Btrfs "Reserve Flush Emergency" Feature Heading To Linux 6.2
Josef Bacik who authored the change explained:
Inside of [Facebook], as well as some user reports, we've had a consistent problem of occasional ENOSPC transaction aborts. Inside FB we were seeing ~100-200 ENOSPC aborts per day in the fleet, which is a really low occurrence rate given the size of our fleet, but it's not nothing.
So introduce a new flushing state, BTRFS_RESERVE_FLUSH_EMERGENCY. This gets used in the case that we've exhausted our reserve and the global reserve. It simply forces a reservation if we have enough actual space on disk to make the reservation, which is almost always the case. This keeps us from hitting ENOSPC aborts in these odd occurrences where we've not kept up with the delayed work.
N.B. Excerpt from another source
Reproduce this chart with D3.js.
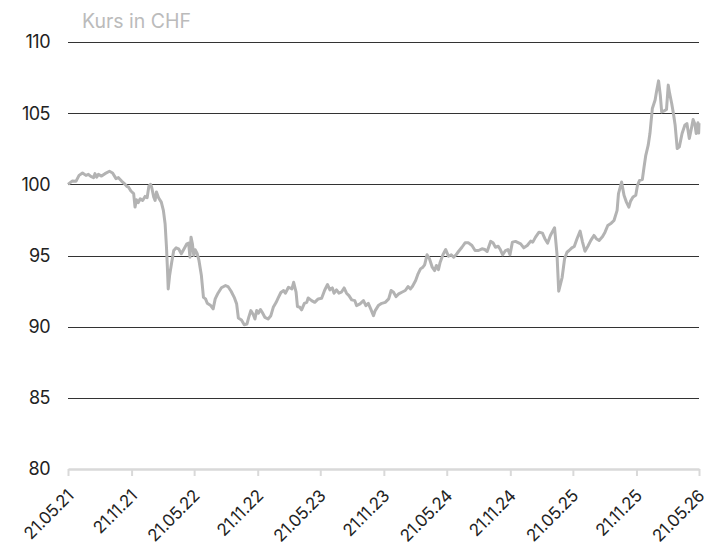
<!DOCTYPE html>
<html>

<head>
	<title>Kurs in CHF</title>
	<style>
		html,
		body {
			margin: 0;
			background: white;
		}
		svg text {
			font-family: Inter, "Liberation Sans", Arial, sans-serif;
		}
	</style>
	<script src="https://cdn.jsdelivr.net/npm/d3@7/dist/d3.min.js"></script>
</head>

<body>
	<svg id="svg" width="714" height="550"></svg>

	<script>
		const LINE_COLOR = '#b3b3b3';
		const GRID_COLOR = '#333333';
		const BASE_COLOR = '#d9d9d9';
		const FONT = 'Inter, "Liberation Sans", Arial, sans-serif';

		// data
		const dates = [
			'2021-05-21', '2021-06-02', '2021-06-13', '2021-06-22', '2021-07-02', '2021-07-12', '2021-07-19', '2021-07-26',
			'2021-08-03', '2021-08-07', '2021-08-12', '2021-08-17', '2021-08-26', '2021-09-05', '2021-09-18', '2021-09-27',
			'2021-10-07', '2021-10-14', '2021-10-23', '2021-10-31', '2021-11-07', '2021-11-12', '2021-11-19', '2021-11-27',
			'2021-12-01', '2021-12-05', '2021-12-10', '2021-12-16', '2021-12-23', '2021-12-30', '2022-01-05', '2022-01-10',
			'2022-01-15', '2022-01-18', '2022-01-24', '2022-01-28', '2022-02-01', '2022-02-07', '2022-02-15', '2022-02-21',
			'2022-02-26', '2022-03-02', '2022-03-05', '2022-03-07', '2022-03-11', '2022-03-17', '2022-03-23', '2022-03-30',
			'2022-04-06', '2022-04-14', '2022-04-22', '2022-04-30', '2022-05-05', '2022-05-09', '2022-05-12', '2022-05-16',
			'2022-05-20', '2022-05-24', '2022-05-30', '2022-06-04', '2022-06-11', '2022-06-17', '2022-06-23', '2022-06-28',
			'2022-07-08', '2022-07-15', '2022-07-21', '2022-07-29', '2022-08-08', '2022-08-20', '2022-08-27', '2022-09-05',
			'2022-09-14', '2022-09-21', '2022-09-26', '2022-10-05', '2022-10-13', '2022-10-21', '2022-10-26', '2022-11-01',
			'2022-11-08', '2022-11-13', '2022-11-18', '2022-11-23', '2022-11-29', '2022-12-04', '2022-12-12', '2022-12-21',
			'2022-12-29', '2023-01-05', '2023-01-13', '2023-01-19', '2023-01-27', '2023-02-04', '2023-02-09', '2023-02-18',
			'2023-02-28', '2023-03-05', '2023-03-12', '2023-03-16', '2023-03-23', '2023-03-28', '2023-04-05', '2023-04-12',
			'2023-04-16', '2023-04-26', '2023-05-05', '2023-05-15', '2023-05-25', '2023-06-03', '2023-06-11', '2023-06-18',
			'2023-06-25', '2023-06-30', '2023-07-07', '2023-07-14', '2023-07-21', '2023-07-29', '2023-08-05', '2023-08-12',
			'2023-08-20', '2023-08-29', '2023-09-03', '2023-09-13', '2023-09-23', '2023-09-30', '2023-10-07', '2023-10-14',
			'2023-10-22', '2023-10-27', '2023-11-05', '2023-11-15', '2023-11-25', '2023-12-05', '2023-12-12', '2023-12-19',
			'2023-12-26', '2024-01-03', '2024-01-12', '2024-01-22', '2024-01-30', '2024-02-06', '2024-02-12', '2024-02-21',
			'2024-02-28', '2024-03-06', '2024-03-13', '2024-03-18', '2024-03-25', '2024-04-01', '2024-04-09', '2024-04-16',
			'2024-04-21', '2024-04-27', '2024-05-02', '2024-05-10', '2024-05-18', '2024-05-26', '2024-06-03', '2024-06-10',
			'2024-06-17', '2024-06-24', '2024-07-04', '2024-07-13', '2024-07-23', '2024-08-02', '2024-08-11', '2024-08-21',
			'2024-08-31', '2024-09-08', '2024-09-15', '2024-09-25', '2024-10-02', '2024-10-09', '2024-10-17', '2024-10-23',
			'2024-10-30', '2024-11-07', '2024-11-14', '2024-11-20', '2024-11-27', '2024-12-06', '2024-12-21', '2024-12-30',
			'2025-01-09', '2025-01-19', '2025-01-25', '2025-02-02', '2025-02-12', '2025-02-22', '2025-03-01', '2025-03-09',
			'2025-03-17', '2025-03-29', '2025-04-05', '2025-04-10', '2025-04-20', '2025-04-27', '2025-05-04', '2025-05-10',
			'2025-05-18', '2025-05-25', '2025-06-02', '2025-06-11', '2025-06-18', '2025-06-25', '2025-07-03', '2025-07-12',
			'2025-07-21', '2025-07-28', '2025-08-05', '2025-08-15', '2025-08-22', '2025-08-30', '2025-09-09', '2025-09-17',
			'2025-09-26', '2025-09-30', '2025-10-09', '2025-10-16', '2025-10-23', '2025-10-30', '2025-11-04', '2025-11-11',
			'2025-11-19', '2025-11-24', '2025-11-30', '2025-12-08', '2025-12-13', '2025-12-18', '2025-12-25', '2025-12-30',
			'2026-01-06', '2026-01-14', '2026-01-18', '2026-01-24', '2026-01-29', '2026-02-02', '2026-02-09', '2026-02-16',
			'2026-02-21', '2026-02-25', '2026-03-03', '2026-03-08', '2026-03-13', '2026-03-19', '2026-03-25', '2026-04-02',
			'2026-04-10', '2026-04-16', '2026-04-23', '2026-04-29', '2026-05-04', '2026-05-09', '2026-05-13', '2026-05-18',
			'2026-05-20', '2026-05-21'
		];

		const prices = [
			100.00, 100.23, 100.21, 100.63, 100.80, 100.63, 100.70, 100.56,
			100.47, 100.75, 100.51, 100.70, 100.58, 100.75, 100.92, 100.80,
			100.40, 100.47, 100.23, 100.05, 99.86, 99.81, 99.53, 99.35,
			98.40, 98.92, 98.71, 98.99, 98.87, 99.15, 99.06, 99.86,
			100.00, 99.81, 99.11, 98.87, 99.46, 99.06, 98.75, 98.17,
			97.23, 95.58, 93.94, 92.65, 93.59, 94.51, 95.35, 95.54,
			95.47, 95.12, 95.47, 95.82, 95.87, 94.88, 96.29, 95.82,
			95.00, 95.40, 95.12, 94.65, 93.59, 92.06, 91.95, 91.64,
			91.48, 91.25, 91.95, 92.35, 92.73, 92.89, 92.82, 92.49,
			92.06, 91.60, 90.61, 90.47, 90.14, 90.19, 90.65, 91.13,
			90.85, 90.54, 91.13, 90.94, 91.20, 91.01, 90.65, 90.54,
			90.77, 91.36, 91.69, 92.00, 92.40, 92.54, 92.35, 92.77,
			92.65, 93.12, 92.42, 91.41, 91.36, 91.18, 91.64, 91.71,
			92.02, 91.83, 91.71, 91.95, 91.99, 92.58, 92.96, 92.58,
			92.72, 92.35, 92.58, 92.35, 92.42, 92.72, 92.35, 92.18,
			91.88, 91.83, 91.48, 91.60, 91.83, 91.48, 91.64, 91.25,
			90.77, 91.13, 91.48, 91.64, 91.71, 91.95, 92.54, 92.42,
			92.11, 92.30, 92.42, 92.54, 92.82, 92.65, 92.84, 93.24,
			93.71, 94.06, 94.18, 94.34, 95.05, 94.77, 94.18, 93.94,
			94.30, 94.01, 94.53, 95.05, 95.42, 94.95, 95.05, 94.88,
			95.05, 95.28, 95.58, 95.89, 95.89, 95.70, 95.35, 95.35,
			95.47, 95.42, 95.28, 95.99, 95.89, 95.58, 95.65, 95.42,
			95.05, 95.35, 95.42, 95.05, 95.94, 95.99, 95.82, 95.54,
			95.70, 96.01, 95.94, 96.29, 96.64, 96.57, 96.18, 95.87,
			96.41, 96.95, 95.12, 92.49, 93.47, 94.77, 95.23, 95.35,
			95.54, 95.63, 96.18, 96.71, 95.94, 95.30, 95.63, 96.06,
			96.41, 96.18, 96.06, 96.34, 96.64, 97.11, 97.27, 97.46,
			98.17, 99.35, 100.16, 99.23, 98.75, 98.40, 98.82, 99.11,
			99.23, 99.93, 100.28, 100.33, 101.22, 102.04, 102.75, 103.57,
			105.33, 105.92, 106.50, 107.27, 106.27, 105.09, 105.16, 105.26,
			106.97, 106.39, 105.68, 104.98, 104.15, 102.51, 102.63, 103.57,
			104.15, 104.27, 103.22, 103.92, 104.56, 104.23, 103.57, 104.32,
			103.60, 104.30
		];

		const tickDates = [
			'2021-05-21', '2021-11-21', '2022-05-21', '2022-11-21', '2023-05-21', '2023-11-21',
			'2024-05-21', '2024-11-21', '2025-05-21', '2025-11-21', '2026-05-21'
		];
		const yTicks = [80, 85, 90, 95, 100, 105, 110];
		const yLabel = 'Kurs in CHF';

		const parse = d3.timeParse('%Y-%m-%d');
		const fmt = d3.timeFormat('%d.%m.%y');

		const data = dates.map((d, i) => ({ date: parse(d), value: prices[i] }));

		const svg = d3.select('#svg'),
			plotLeft = 68,
			plotRight = 699,
			plotTop = 42,
			plotBottom = 469;

		const x = d3.scaleTime()
			.domain([parse(tickDates[0]), parse(tickDates[tickDates.length - 1])])
			.range([plotLeft, plotRight]);

		const y = d3.scaleLinear()
			.domain([80, 110])
			.range([plotBottom, plotTop]);

		// horizontal grid lines (80 is drawn as the light baseline)
		svg.append('g')
			.selectAll('line')
			.data(yTicks.filter(t => t !== 80))
			.join('line')
			.attr('x1', plotLeft)
			.attr('x2', plotRight)
			.attr('y1', d => Math.round(y(d)) + 0.5)
			.attr('y2', d => Math.round(y(d)) + 0.5)
			.attr('stroke', GRID_COLOR)
			.attr('stroke-width', 1.2);

		// y labels
		svg.append('g')
			.selectAll('text')
			.data(yTicks)
			.join('text')
			.attr('x', 50)
			.attr('y', d => y(d))
			.attr('dy', '0.36em')
			.attr('text-anchor', 'end')
			.attr('font-size', 18)
			.attr('letter-spacing', -0.5)
			.attr('fill', '#222')
			.text(d => d);

		// x axis
		const xAxis = svg.append('g')
			.attr('transform', `translate(0,${plotBottom})`)
			.call(d3.axisBottom(x)
				.tickValues(tickDates.map(parse))
				.tickSize(7)
				.tickSizeOuter(0)
				.tickFormat(fmt));

		xAxis.select('.domain')
			.attr('stroke', BASE_COLOR)
			.attr('stroke-width', 2.5);

		xAxis.selectAll('.tick line')
			.attr('stroke', BASE_COLOR)
			.attr('stroke-width', 2);

		xAxis.selectAll('.tick text')
			.attr('font-size', 17)
			.attr('font-family', FONT)
			.attr('letter-spacing', -0.4)
			.attr('fill', '#222')
			.attr('text-anchor', 'end')
			.attr('y', 0)
			.attr('dy', 0)
			.attr('transform', 'translate(6,28) rotate(-45)');

		// price line
		svg.append('path')
			.datum(data)
			.attr('fill', 'none')
			.attr('stroke', LINE_COLOR)
			.attr('stroke-width', 3)
			.attr('stroke-linejoin', 'round')
			.attr('d', d3.line()
				.x(d => x(d.date))
				.y(d => y(d.value)));

		// unit label
		svg.append('text')
			.attr('x', 82)
			.attr('y', 28)
			.attr('font-size', 19.5)
			.attr('fill', '#bbbbbb')
			.text(yLabel);
	</script>
</body>

</html>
Fixing this in a complete way is going to be relatively complicated and time consuming. This patch is what I discussed with Filipe earlier this year, and what I put into our kernels inside FB. With this patch we're down to 1-2 ENOSPC aborts per week, which is a significant reduction. This is a decent stop gap until we can work out a more wholistic
solution to these two corner cases.
The corner cases where they were hitting these issues were with delayed allocation and deayed refs reserve. More details within this patch that is now part of Btrfs' "for-next" branch ahead of the Linux 6.2 merge window. But long story short it's good news if you have been challenged by Btrfs out-of-space (ENOSPC) transaction abort problems with the file-system.